Written instruction
The line containing "ax = fig.add_axes([0.072, 0.1836, 0.910, 0.758])" marks the end: extract everything from the first line of the data through that line, exactly, with no pictures.

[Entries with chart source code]

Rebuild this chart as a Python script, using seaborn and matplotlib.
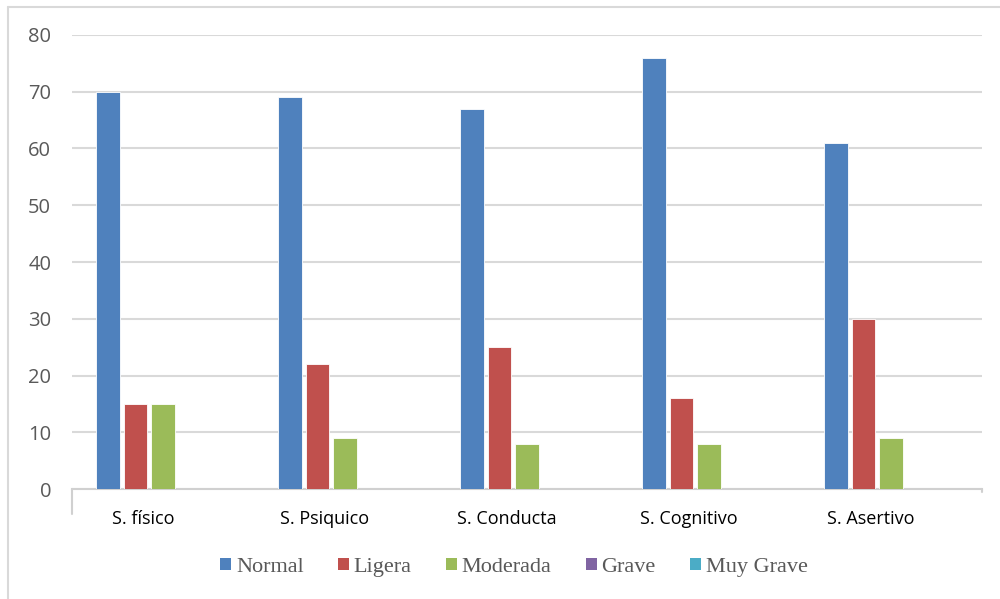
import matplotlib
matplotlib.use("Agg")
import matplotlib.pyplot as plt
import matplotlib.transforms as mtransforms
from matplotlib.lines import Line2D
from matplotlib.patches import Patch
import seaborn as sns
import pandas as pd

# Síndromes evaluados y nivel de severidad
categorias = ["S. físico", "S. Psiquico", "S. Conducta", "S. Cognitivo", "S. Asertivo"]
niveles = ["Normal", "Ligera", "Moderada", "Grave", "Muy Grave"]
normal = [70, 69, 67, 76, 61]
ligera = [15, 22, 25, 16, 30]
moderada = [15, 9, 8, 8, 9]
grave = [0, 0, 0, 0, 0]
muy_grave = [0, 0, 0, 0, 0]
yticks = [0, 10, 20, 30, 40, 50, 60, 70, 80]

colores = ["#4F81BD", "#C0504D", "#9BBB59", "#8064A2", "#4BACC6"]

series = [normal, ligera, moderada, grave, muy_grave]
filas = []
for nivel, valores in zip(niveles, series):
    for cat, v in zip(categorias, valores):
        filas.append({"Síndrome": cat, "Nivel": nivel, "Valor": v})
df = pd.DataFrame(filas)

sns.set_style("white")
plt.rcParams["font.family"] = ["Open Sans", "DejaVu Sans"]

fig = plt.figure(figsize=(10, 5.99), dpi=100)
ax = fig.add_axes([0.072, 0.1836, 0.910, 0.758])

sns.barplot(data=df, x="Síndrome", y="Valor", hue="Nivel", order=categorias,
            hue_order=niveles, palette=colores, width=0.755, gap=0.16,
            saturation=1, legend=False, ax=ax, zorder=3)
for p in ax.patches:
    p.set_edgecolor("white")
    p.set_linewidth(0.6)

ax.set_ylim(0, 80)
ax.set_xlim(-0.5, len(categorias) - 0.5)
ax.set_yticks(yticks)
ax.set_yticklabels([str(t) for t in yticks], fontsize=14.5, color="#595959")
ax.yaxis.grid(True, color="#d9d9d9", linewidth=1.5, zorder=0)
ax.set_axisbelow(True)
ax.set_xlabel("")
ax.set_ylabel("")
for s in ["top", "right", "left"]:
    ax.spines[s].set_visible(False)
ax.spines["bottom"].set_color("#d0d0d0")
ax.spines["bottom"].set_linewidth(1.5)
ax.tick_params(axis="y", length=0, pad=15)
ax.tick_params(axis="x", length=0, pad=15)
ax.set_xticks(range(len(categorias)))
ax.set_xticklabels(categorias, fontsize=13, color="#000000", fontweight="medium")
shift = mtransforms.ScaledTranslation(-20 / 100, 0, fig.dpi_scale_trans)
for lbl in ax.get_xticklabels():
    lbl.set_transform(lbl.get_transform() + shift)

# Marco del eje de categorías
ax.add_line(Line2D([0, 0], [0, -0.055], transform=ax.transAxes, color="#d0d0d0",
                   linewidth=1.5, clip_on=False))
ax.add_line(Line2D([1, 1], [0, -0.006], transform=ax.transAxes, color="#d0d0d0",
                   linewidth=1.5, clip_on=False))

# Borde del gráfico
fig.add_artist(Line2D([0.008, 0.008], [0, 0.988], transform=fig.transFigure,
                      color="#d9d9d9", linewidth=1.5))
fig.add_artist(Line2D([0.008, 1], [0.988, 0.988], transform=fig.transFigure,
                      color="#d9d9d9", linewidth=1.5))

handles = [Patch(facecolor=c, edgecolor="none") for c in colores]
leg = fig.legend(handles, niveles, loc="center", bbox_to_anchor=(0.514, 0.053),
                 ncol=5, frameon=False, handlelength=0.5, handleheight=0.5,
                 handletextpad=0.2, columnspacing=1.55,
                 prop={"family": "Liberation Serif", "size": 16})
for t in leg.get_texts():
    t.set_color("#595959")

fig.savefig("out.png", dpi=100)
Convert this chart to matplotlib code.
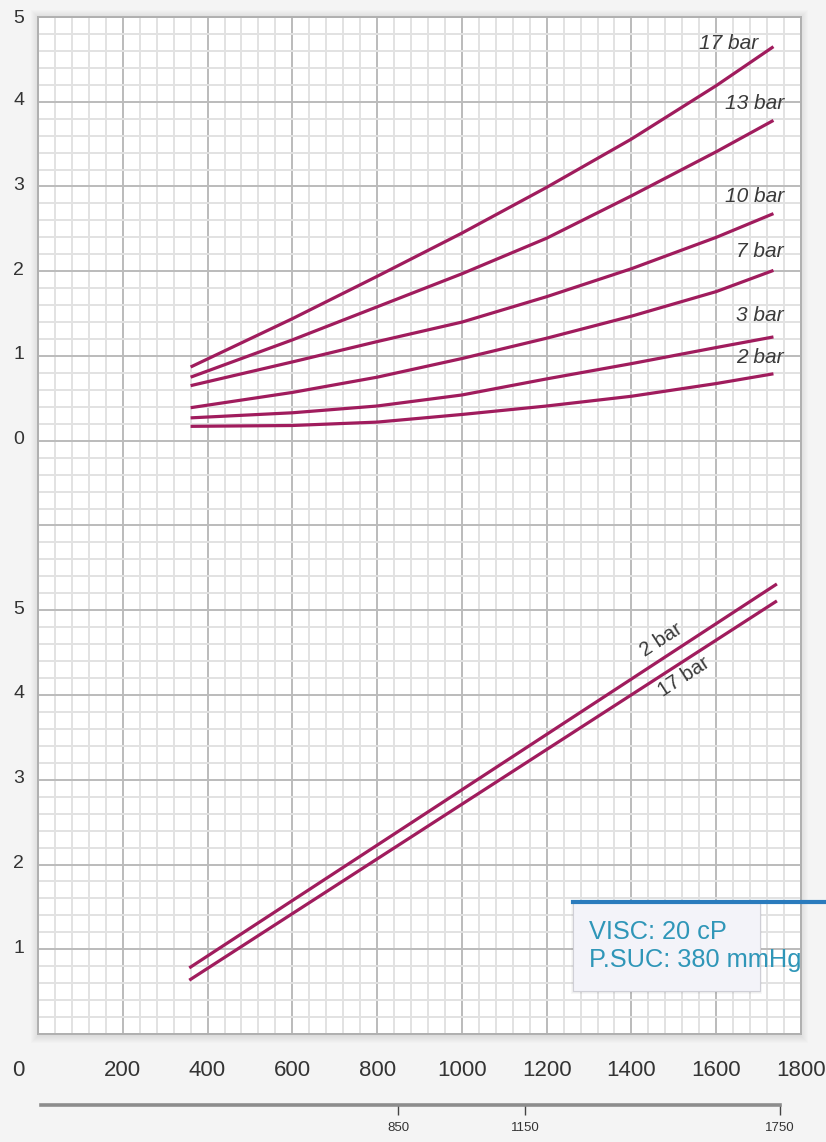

Solution for this task
Rebuild this chart as a Python script, using seaborn and matplotlib.
import matplotlib
matplotlib.use("Agg")
import matplotlib.pyplot as plt
import matplotlib.transforms as mtransforms
from matplotlib.lines import Line2D
from matplotlib.patches import Patch
import seaborn as sns
import pandas as pd

# Síndromes evaluados y nivel de severidad
categorias = ["S. físico", "S. Psiquico", "S. Conducta", "S. Cognitivo", "S. Asertivo"]
niveles = ["Normal", "Ligera", "Moderada", "Grave", "Muy Grave"]
normal = [70, 69, 67, 76, 61]
ligera = [15, 22, 25, 16, 30]
moderada = [15, 9, 8, 8, 9]
grave = [0, 0, 0, 0, 0]
muy_grave = [0, 0, 0, 0, 0]
yticks = [0, 10, 20, 30, 40, 50, 60, 70, 80]

colores = ["#4F81BD", "#C0504D", "#9BBB59", "#8064A2", "#4BACC6"]

series = [normal, ligera, moderada, grave, muy_grave]
filas = []
for nivel, valores in zip(niveles, series):
    for cat, v in zip(categorias, valores):
        filas.append({"Síndrome": cat, "Nivel": nivel, "Valor": v})
df = pd.DataFrame(filas)

sns.set_style("white")
plt.rcParams["font.family"] = ["Open Sans", "DejaVu Sans"]

fig = plt.figure(figsize=(10, 5.99), dpi=100)
ax = fig.add_axes([0.072, 0.1836, 0.910, 0.758])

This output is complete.